ガイナーズに昨季まで阪神にいた桜井広大の入団が決まりました。3年前には2ケタ本塁打を放った強打者も、以降は右ひじの故障に泣き、昨オフに戦力外。しかし、その打撃は素晴らしいものがあります。ひじを治しながら、復活をアピールするチャンスをぜひ与えたいと思い、獲得に踏み切りました。

 先日、入団発表のイベントで香川にやってきた時には多くのお客さんに集まっていただきました。香川はタイガースファンも多く、彼の加入は話題になっています。今まで独立リーグに関心のなかった方に興味を持っていただけるきっかけになるのであればうれしいです。

 もちろん、桜井には戦力として大きな期待がかかります。今年のガイナーズは昨季のクリーンアップを打っていた中村真崇(広島)、リ・ミョンファン(韓国・NCダイノス)が抜け、打線がやや迫力不足。彼がDHでも中軸を打ってくれれば攻撃の柱ができます。

 彼にはぜひフランシスコ・カラバイヨが持つリーグのシーズン本塁打記録(18本)の更新を期待したいと思います。そして、ひじの状態が良くなれば外野も守らせ、しっかりとスローイングができるところまで持っていきたいものです。

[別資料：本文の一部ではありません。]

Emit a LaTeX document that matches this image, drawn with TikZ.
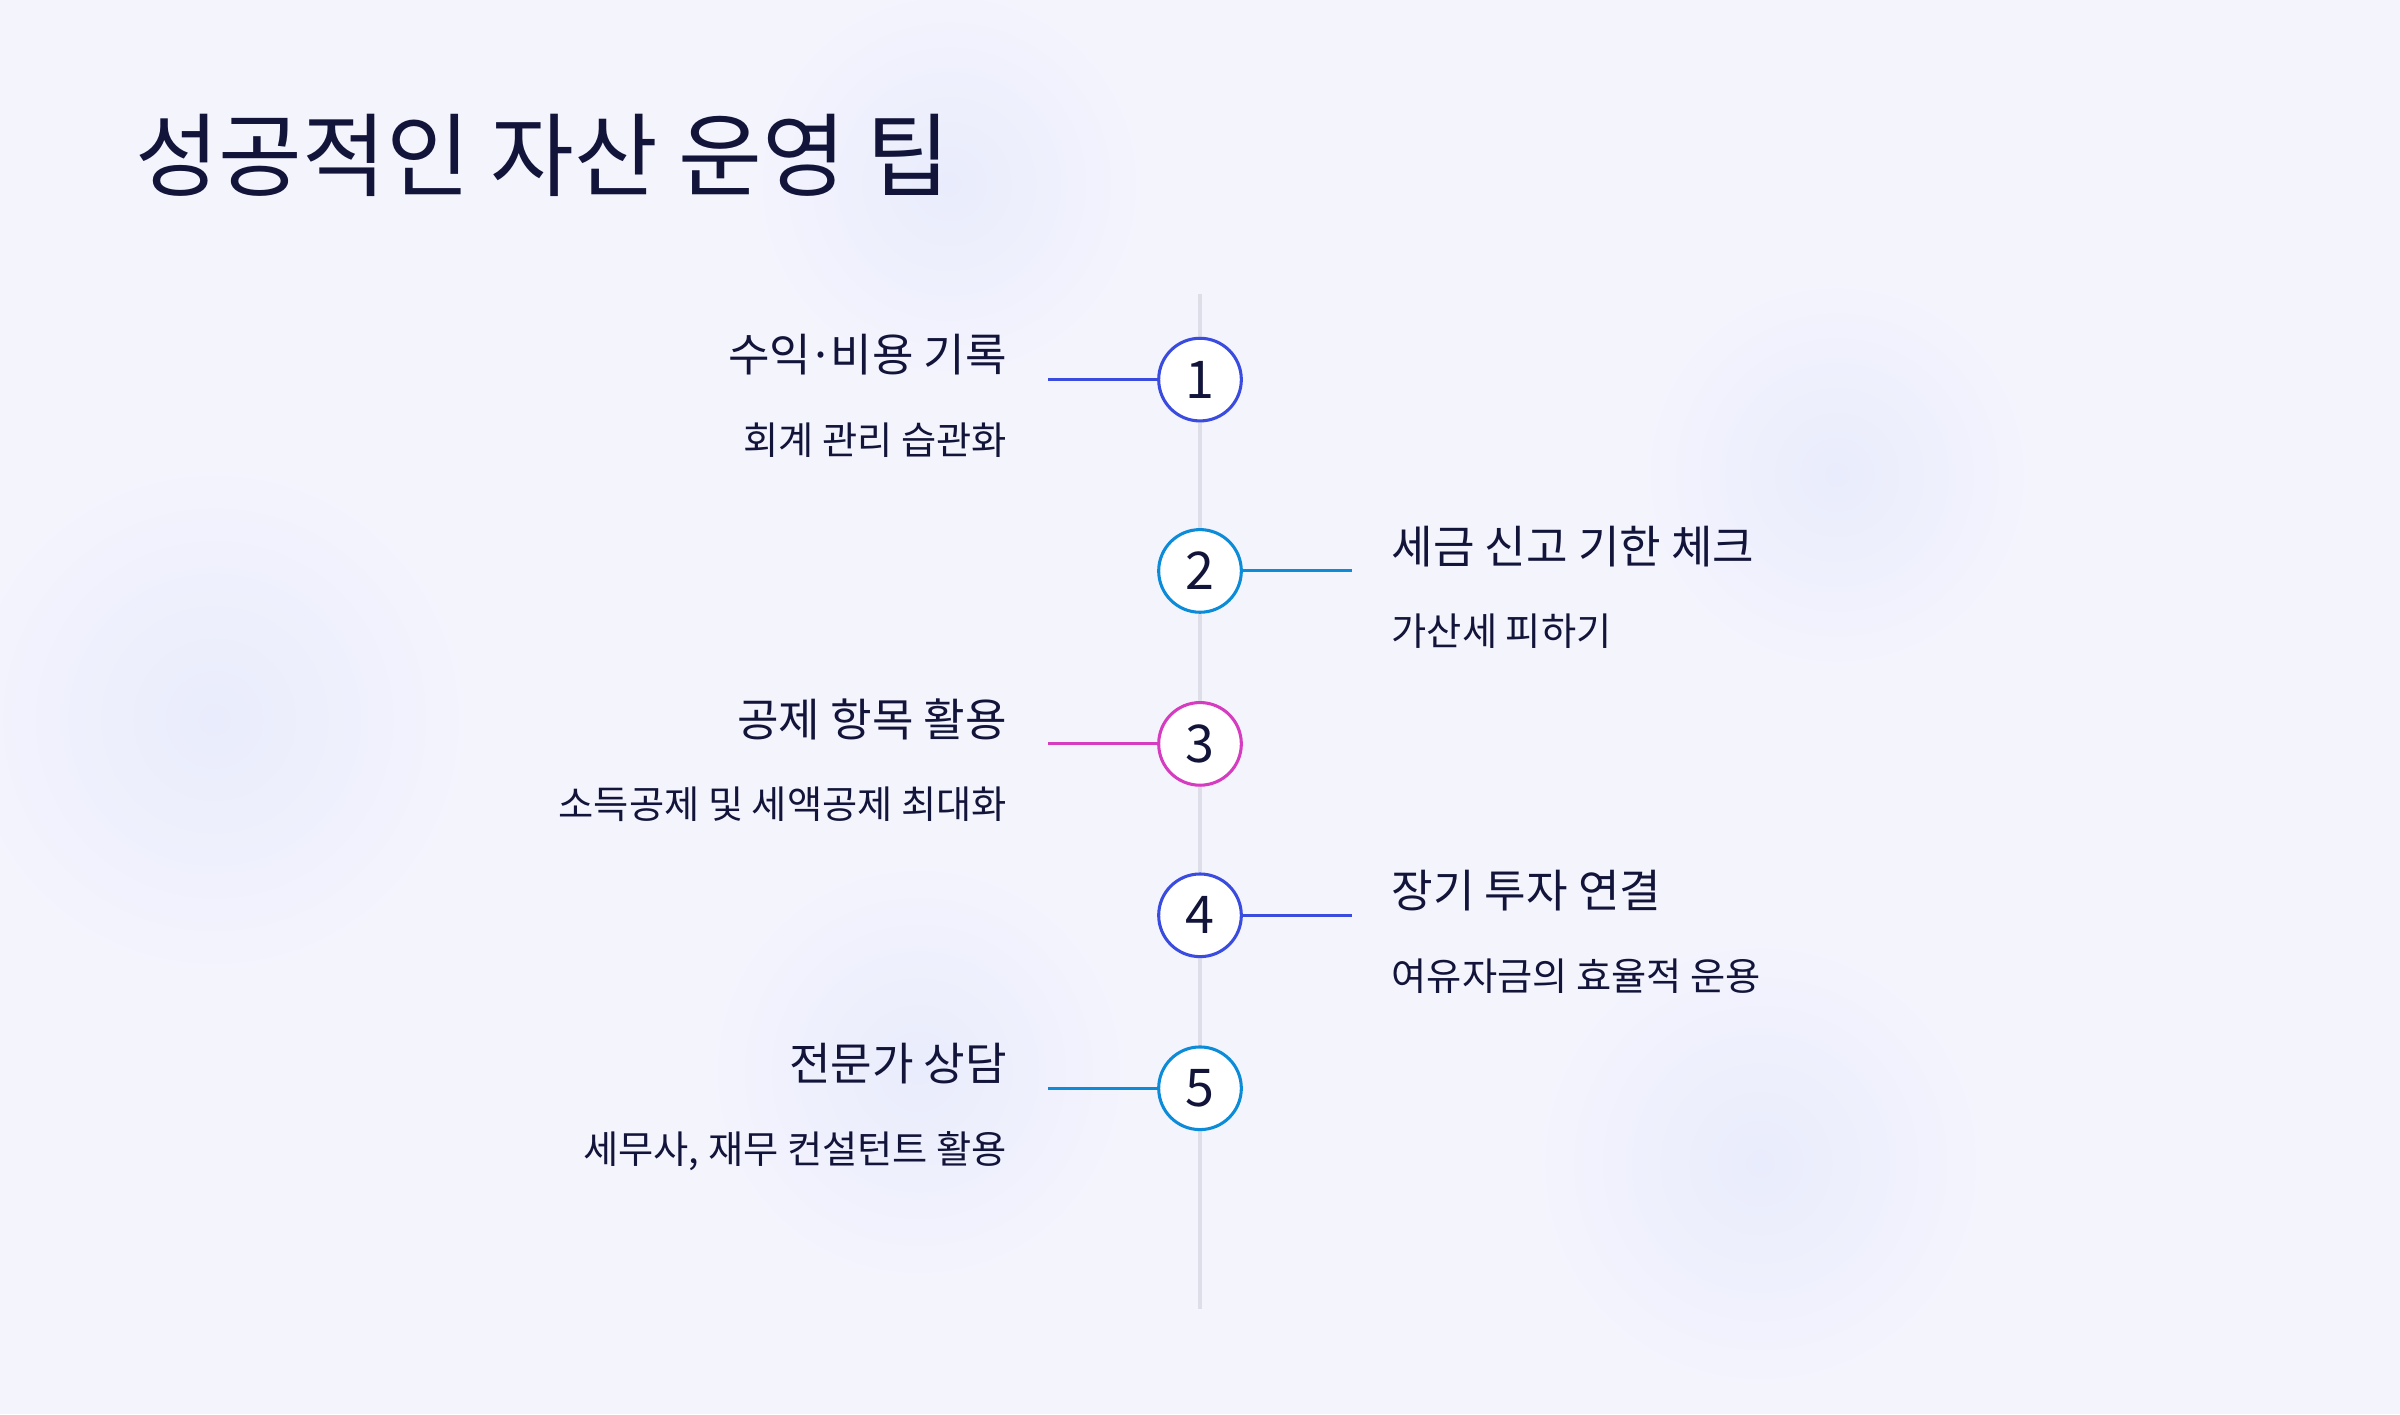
\documentclass[tikz,border=0pt]{standalone}
\usepackage{fontspec}
\newfontfamily\cjk{Noto Sans CJK KR}
\definecolor{bg}{RGB}{244,244,253}
\definecolor{ink}{RGB}{18,20,58}
\definecolor{cA}{RGB}{58,76,224}
\definecolor{cB}{RGB}{12,140,216}
\definecolor{cC}{RGB}{214,60,192}
\definecolor{tl}{RGB}{222,222,232}
\definecolor{blob}{RGB}{233,236,252}
\begin{document}
\begin{tikzpicture}[x=1pt,y=-1pt,
  num/.style={circle,draw=#1,line width=2pt,fill=white,minimum size=54pt,inner sep=0pt,font=\cjk\fontsize{34}{34}\selectfont,text=ink},
  conn/.style={draw=#1,line width=2pt},
  head/.style={font=\cjk\fontsize{29.5}{30}\selectfont,text=ink,inner sep=0pt},
  sub/.style={font=\cjk\fontsize{25}{26}\selectfont,text=ink,inner sep=0pt}]
\fill[bg] (0,0) rectangle (1568,924);
\useasboundingbox (0,0) rectangle (1568,924);
\foreach \x/\y/\r in {140/470/170,1200/310/130,1150/760/150,620/120/130,600/700/140}
  \shade[inner color=blob,outer color=bg] (\x,\y) circle (\r);
\node[anchor=base west,font=\cjk\fontsize{59.5}{60}\selectfont,text=ink,inner sep=0pt] (title) at (88,124) {성공적인 자산 운영 팁};
\coordinate (ttop) at (784,192); \coordinate (tbot) at (784,855);
\draw[tl,line width=2pt] (ttop) -- (tbot);
\node[num=cA] (n1) at (784,248) {1};
\node[num=cB] (n2) at (784,373) {2};
\node[num=cC] (n3) at (784,486) {3};
\node[num=cA] (n4) at (784,598) {4};
\node[num=cB] (n5) at (784,711) {5};
\coordinate (e1) at (685,248); \coordinate (e2) at (883,373); \coordinate (e3) at (685,486);
\coordinate (e4) at (883,598); \coordinate (e5) at (685,711);
\draw[conn=cA] (e1) -- (n1); \draw[conn=cB] (n2) -- (e2); \draw[conn=cC] (e3) -- (n3);
\draw[conn=cA] (n4) -- (e4); \draw[conn=cB] (e5) -- (n5);
\node[head,anchor=base east] (h1) at (658,243) {수익\kern-2pt·\kern-2pt비용 기록};
\node[sub,anchor=base east] (s1) at (658,297) {회계 관리 습관화};
\node[head,anchor=base west] (h2) at (909,368) {세금 신고 기한 체크};
\node[sub,anchor=base west] (s2) at (909,422) {가산세 피하기};
\node[head,anchor=base east] (h3) at (658,481) {공제 항목 활용};
\node[sub,anchor=base east] (s3) at (658,535) {소득공제 및 세액공제 최대화};
\node[head,anchor=base west] (h4) at (909,593) {장기 투자 연결};
\node[sub,anchor=base west] (s4) at (909,647) {여유자금의 효율적 운용};
\node[head,anchor=base east] (h5) at (658,706) {전문가 상담};
\node[sub,anchor=base east] (s5) at (658,760) {세무사, 재무 컨설턴트 활용};
\end{tikzpicture}
\end{document}
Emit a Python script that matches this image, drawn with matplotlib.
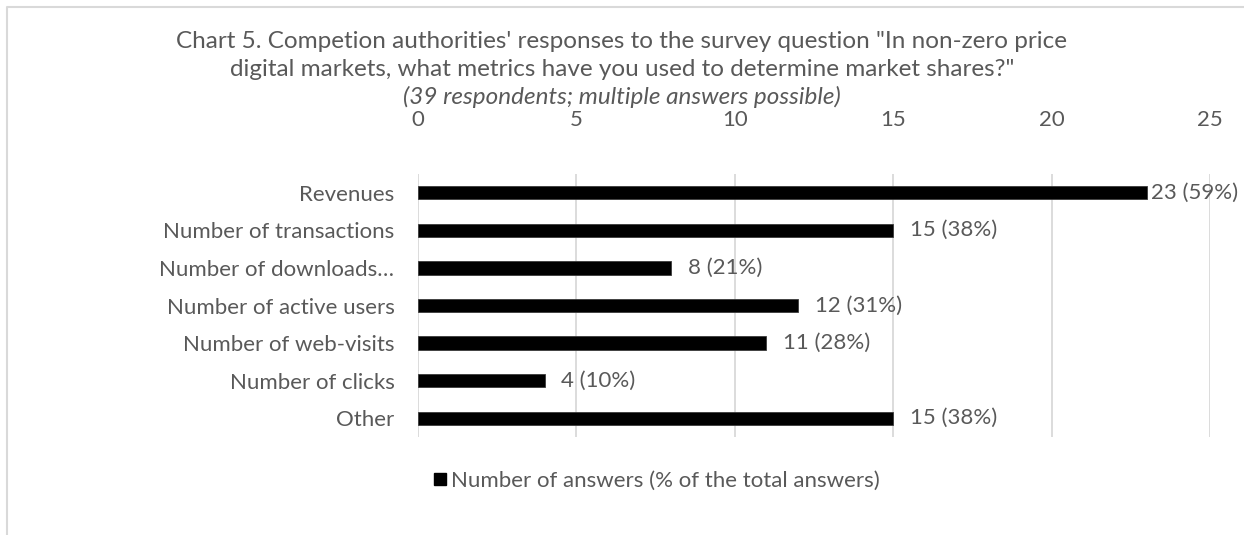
import matplotlib
matplotlib.use("Agg")
import matplotlib.pyplot as plt
from matplotlib.lines import Line2D

plt.rcParams['font.family'] = ['Lato', 'DejaVu Sans']

categories = ['Revenues', 'Number of transactions', 'Number of downloads\u2026',
              'Number of active users', 'Number of web-visits', 'Number of clicks', 'Other']
answers = [23, 15, 8, 12, 11, 4, 15]
shares = [59, 38, 21, 31, 28, 10, 38]
ticks = [0, 5, 10, 15, 20, 25]

grey = '#595959'
fs = 16

fig = plt.figure(figsize=(12.44, 5.35), dpi=100)
ax = fig.add_axes([418 / 1244, 1 - 437 / 535, (1210 - 418) / 1244, (437 - 174) / 535])

pos = list(range(len(categories)))
ax.barh(pos, answers, height=0.35, color='black', edgecolor='#3a3a3a', linewidth=0.6, zorder=3)
ax.set_ylim(len(categories) - 0.5, -0.5)
ax.set_xlim(0, 25)
ax.set_xticks(ticks)
ax.set_yticks(pos)
ax.set_yticklabels(categories)
ax.xaxis.tick_top()
ax.tick_params(axis='x', length=0, pad=32, labelsize=fs, labelcolor=grey)
ax.tick_params(axis='y', length=0, pad=17, labelsize=fs, labelcolor=grey)
ax.grid(axis='x', color='#d9d9d9', linewidth=1.3, zorder=0)
for s in ax.spines.values():
    s.set_visible(False)

for p, v, sh in zip(pos, answers, shares):
    off = 3 if v > 20 else 12
    ax.annotate(f'{v} ({sh}%)', (v, p), xytext=(off, 0), textcoords='offset points',
                va='center', ha='left', fontsize=fs, color=grey)

fig.text(0.5, 1 - 42 / 535, 'Chart 5. Competion authorities\' responses to the survey question "In non-zero price',
         ha='center', va='center', fontsize=17.5, color=grey)
fig.text(0.5, 1 - 70 / 535, 'digital markets, what metrics have you used to determine market shares?"',
         ha='center', va='center', fontsize=17.5, color=grey)
fig.text(0.5, 1 - 97 / 535, '(39 respondents; multiple answers possible)',
         ha='center', va='center', fontsize=17.5, color=grey, style='italic')

handle = Line2D([], [], marker='s', color='black', linestyle='none', markersize=8.5)
fig.legend([handle], ['Number of answers (% of the total answers)'], loc='center',
           bbox_to_anchor=(656 / 1244, 1 - 481 / 535), frameon=False, fontsize=fs,
           labelcolor=grey, handletextpad=0.15, handlelength=0.7)

# chart border (top and left visible)
fig.add_artist(Line2D([6.5 / 1244, 6.5 / 1244, 1], [0, 1 - 6.5 / 535, 1 - 6.5 / 535],
                      transform=fig.transFigure, color='#d9d9d9', linewidth=1.5))

fig.savefig('out.png', dpi=100)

 独立リーグはタイガースと違い、環境面でも大きく異なります。今までと同じ感覚で野球はできないでしょう。しかし、香川で初心に返ってプレーできれば、きっと得るものもあるはずです。ここから這い上がって、また華やかな1軍の舞台で活躍する日を信じ、頑張ってほしいと感じています。

 桜井の加入は若い選手たちにもプラスになるでしょう。先日、香川でバッティング練習をした際には、他の選手たちが食い入るように見つめていました。

 選手の上達には指導者のアドバイスも必要ですが、身近な先輩をお手本にすることが一番の近道です。僕もカープに入った頃は山本浩二さんや衣笠祥雄さんの打撃練習を見て、いろいろなことを勉強しました。桜井の存在がチームにとって良き教材となることを望んでいます。

 今季は愛媛に河原純一(元中日)や橋本将(元横浜)が加入するなどNPBでも実績を残した選手が復帰を目指し、このリーグでプレーします。この事実はNPBの選手たちにも再挑戦の場として、独立リーグが受け入れられていることを示しています。

 育成選手の派遣も容認され、今季はNPBとの関係がより密接になることでしょう。昨季、アイランドリーグとの定期交流戦でソフトバンク3軍の一員として投げていた千賀滉大が春のキャンプで1軍昇格したように、実戦で数多くの経験を積ませれば、選手は必ず伸びてきます。

 ダルビッシュ有(レンジャーズや岩隈久志(マリナーズ)、青木宣親(ブルワーズ)といったスター選手が次々と海を渡るなか、新しい日本人スター選手の育成は急務です。そのためにも金の卵を大事に育てなくてはなりません。

 NPBと独立リーグが手を取り合い、お互いに切磋琢磨して、次世代を担う人材を育てる――今季はそのスタートの年にできればと考えています。